New York, July 18: How do we suss out truth from the coverage of the Karl Rove leakgate scandal in a time of deliberate obfuscation and hair-splitting , with endless ways on all sides to avoid and obscure reality?
Martin Luther King Jr. used to intone with great majesty that line from James Russell Lowell that "truth forever on the scaffold, wrong forever on the throne. Yet that scaffold sways the future."
He preached on the importance of finding the truth, saying: "I come to say to you this afternoon, however difficult the moment, however frustrating the hour, it will not be long, because truth crushed to earth will rise again!" (A line now used by the band House Of Pain as the title of an album.)
That line from the Battle Hymn of the Republican must be invoked again because truth itself is what is contested in our political and media debates which has turned into a battleground where few on one side of our new civil war can hear or will hear what the other is saying.
As a media blogger and columnist, I have found this to be true where an assertion is often met with a "but what about" (fill in the blank) a rhetorical device to change the subject and avoid confronting uncomfortable issues. If you don't believe me, try discussing the Israel Palestine issue with people who hold opposing views.
The other night, an old friend refused to come to see my film WMD because he and his wife are uncomfortable with arguments they have decided in advance are left-wing.
The great Karl Rove debate is the latest case in point.
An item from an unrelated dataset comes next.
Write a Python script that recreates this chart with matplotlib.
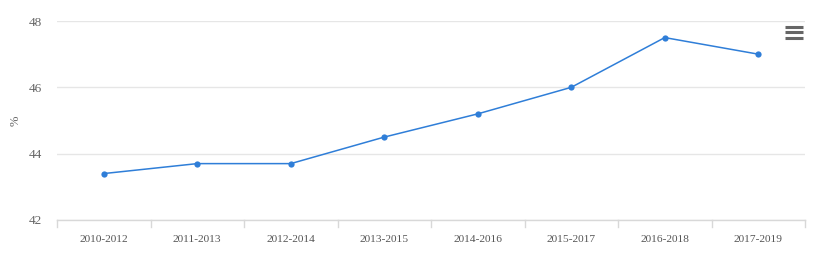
import matplotlib
matplotlib.use("Agg")
import matplotlib.pyplot as plt
from matplotlib.lines import Line2D

categories = ["2010-2012", "2011-2013", "2012-2014", "2013-2015",
              "2014-2016", "2015-2017", "2016-2018", "2017-2019"]
values = [43.4, 43.7, 43.7, 44.5, 45.2, 46.0, 47.5, 47.0]
yticks = [42, 44, 46, 48]
ylabel = "%"

plt.rcParams['font.family'] = ['Liberation Serif', 'DejaVu Serif']

fig = plt.figure(figsize=(8.17, 2.61), dpi=100)
ax = fig.add_axes([57/817, 41/261, 748/817, 199/261])

x = list(range(len(categories)))
ax.plot(x, values, color="#2f7ed8", lw=1.1, marker="o", ms=4.5,
        markeredgewidth=0, zorder=3, clip_on=False)

ax.set_xlim(-0.5, len(categories) - 0.5)
ax.set_ylim(42, 48)
ax.set_yticks(yticks)
ax.set_yticklabels([str(t) for t in yticks], fontsize=9.5, color="#666666")
ax.set_xticks(x)
ax.set_xticklabels(categories, fontsize=8.2, color="#555555")
ax.tick_params(axis="x", length=0, pad=11)
ax.tick_params(axis="y", length=0, pad=11)
ax.grid(axis="y", color="#e6e6e6", lw=1)
ax.set_axisbelow(True)
for s in ["top", "right", "left"]:
    ax.spines[s].set_visible(False)
ax.spines["bottom"].set_color("#d8d8d8")
ax.spines["bottom"].set_linewidth(1)

# category boundary ticks
for b in [i - 0.5 for i in range(len(categories) + 1)]:
    ax.plot([b, b], [0, -0.035], transform=ax.get_xaxis_transform(),
            color="#d8d8d8", lw=1, clip_on=False)

fig.text(16/817, 1 - 121/261, ylabel, rotation=90, ha="center", va="center",
         fontsize=9, color="#666666")

# menu icon
for yy in [27, 32.5, 38]:
    fig.add_artist(Line2D([785/817, 803/817], [1 - yy/261, 1 - yy/261],
                          color="#666666", lw=2.2, solid_capstyle="butt"))

fig.savefig("out.png", dpi=100)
From the left, the issue of the president advisor's guilt in leaking the name of a CIA operative as a form of political payback is a given.
All that remains is his resignation leading to the President's impeachment. This protest against using the media for purposes of political retribution has led to using the media for another form of political retribution. The Houston Chronicle calls it "Rove Rage." Many progressives are convinced that the man who likes to brand others traitors is the real traitor."
Writes Frank Rich in the NY Times: "Well, of course, Karl Rove did it. He may not have violated the Intelligence Identities Protection Act of 1982, with its high threshold of criminality for outing a covert agent, but there's no doubt he trashed the agent, Valerie Plame, and her husband, Joseph Wilson.
On the right, this is all pictured as a tempest in a teapot with Ann Coulter denouncing, who else, but Joe Wilson and his wife Valerie Plame: "By foisting their fantasies of themselves on the country," she spews." these two have instigated a massive criminal investigation, the result of which is: The only person who has demonstrably lied and possibly broken the law is Joseph Wilson.
"So the obvious solution is to fire Karl Rove."
There you have it: finger pointing galore with each side scoring points and trashing the other with nary an effort to find any common ground or get at the real issues.
But both of these advocates do make insightful secondary points worth considering.
Coulter for example blames a tendency by some Democrats of trying to out bush Bush by posturing as more patriotic and concerned with national security than their adversaries. This was the strategy of the hawks in the DLC and Kerry campaign--and it failed.